SÃO PAULO, SP (FOLHAPRESS) – Três meses depois de retomar o poder no Afeganistão prometendo moderação e um regime diferente do quase medievalismo visto no final da década de 1990, o Talibã publicou no último domingo (21) um pacote de diretrizes para a mídia no país que mostra que a realidade guarda bastante distância do discurso.
A primeira regulamentação do setor desde que o grupo fundamentalista islâmico reassumiu o controle do país na prática afeta drasticamente o trabalho de mulheres em emissoras de televisão.
Segundo as novas regras, fica proibida a transmissão de dramas de TV que incluem atrizes -medida que mira, por exemplo, novelas produzidas na Turquia e na Índia, bastante populares em tempos e recentes e fundamentais para a renda de muitos canais.
O Talibã também vai passar a ordenar que jornalistas mulheres que apresentem notícias na TV se vistam com um hiyab.
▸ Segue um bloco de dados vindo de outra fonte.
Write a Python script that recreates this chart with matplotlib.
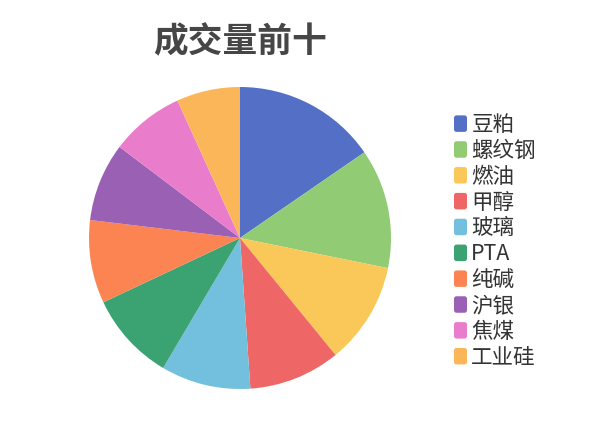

O termo em geral se refere ao véu islâmico que cobre o cabelo e o pescoço, deixando o rosto visível.
Embora a maioria das mulheres no Afeganistão já use vestimentas do tipo em público, a medida causou preocupação, já que, segundo ativistas ouvidas pela agência Reuters, como o padrão de hiyab não está especificado nas diretrizes, o termo pode ser considerado vago e interpretado de formas mais conservadoras.
Ao todo, o pacote estabelece nove medidas que, segundo o recém-reinstaurado Ministério da Promoção da Virtude e da Prevenção do Vício, visam coibir conteúdos que infrinjam os valores islâmicos ou afegãos.
As regras geraram críticas de jornalistas exilados e de organizações de direitos humanos. “Imagine como será a mídia com as novas diretrizes: um jornalista, um homem com uma barba espessa, lê sua reportagem e finaliza com elogios ao governo dos talibãs”, escreveu no Twitter Zaki Daryabi, diretor do Etilaat Roz, um dos principais jornais afegãos.
A organização internacional Human Rights Watch (HRW) afirmou que a liberdade de imprensa está se deteriorando no Afeganistão. “O desaparecimento de qualquer espaço para dissidência e o agravamento das restrições para as mulheres na mídia e nas artes é devastador”, disse Patricia Gossman, diretora associada para a Ásia da HRW, em um comunicado.
Na mesma linha, a Zan TV, primeira emissora de televisão afegã exclusivamente formada por produtores e repórteres mulheres, escreveu que as novas diretrizes “reduzirão a presença das mulheres jornalistas”.
As últimas declarações do Talibã contribuem ainda mais para a preocupação dos jornalistas afegãos. Também no domingo, Qari Abdul Sattar Saeed, secretário de imprensa do primeiro-ministro talibã, classificou a mídia como intermediária da “propaganda do inimigo”.
“Até agora, tivemos muita paciência, tolerando a maioria da propaganda espalhada para todo o mundo”, afirmou, acrescentando que os inimigos “devem ser tratados como merecem, com dureza”.
Durante seu primeiro governo, de 1996 a 2001, o Talibã proibiu a televisão e todas as formas de entretenimento que julgou imorais. Após sua derrota para tropas comandadas pelos EUA, o cenário midiático afegão cresceu e dezenas de emissoras de rádio e televisão se destacaram, com apoio do Ocidente.
Após o retorno dos talibãs ao poder, diversos veículos fecharam as portas, devido à fuga de seus jornalistas e ao fim da ajuda internacional e das receitas publicitárias.
O país tem sofrido também com ataques terroristas nas principais cidades do país. Desde que o grupo extremista retomou o controle de Cabul, atentados têm se multiplicado, muitos reivindicados pelo braço local do Estado Islâmico, rival do Talibã.
No último dia 13, seis pessoas morreram após uma bomba explodir em um micro-ônibus na área de Dasht-e-Barchi, povoada pela minoria étnica xiita hazara. Foi ao menos o sexto incidente do tipo em 40 dias.
O jornalista Hamid Seighani, que trabalhava para a rede de televisão Ariana, foi morto na explosão, informaram o Centro de Jornalistas Afegãos e sua mulher.
Nesta terça (23), o Departamento de Estado dos EUA anunciou que um representante do órgão viajará na semana que vem para Doha, no Qatar, para uma nova rodada de reuniões com os talibãs. Na pauta devem estar temas como contraterrorismo, economia e ajuda humanitária.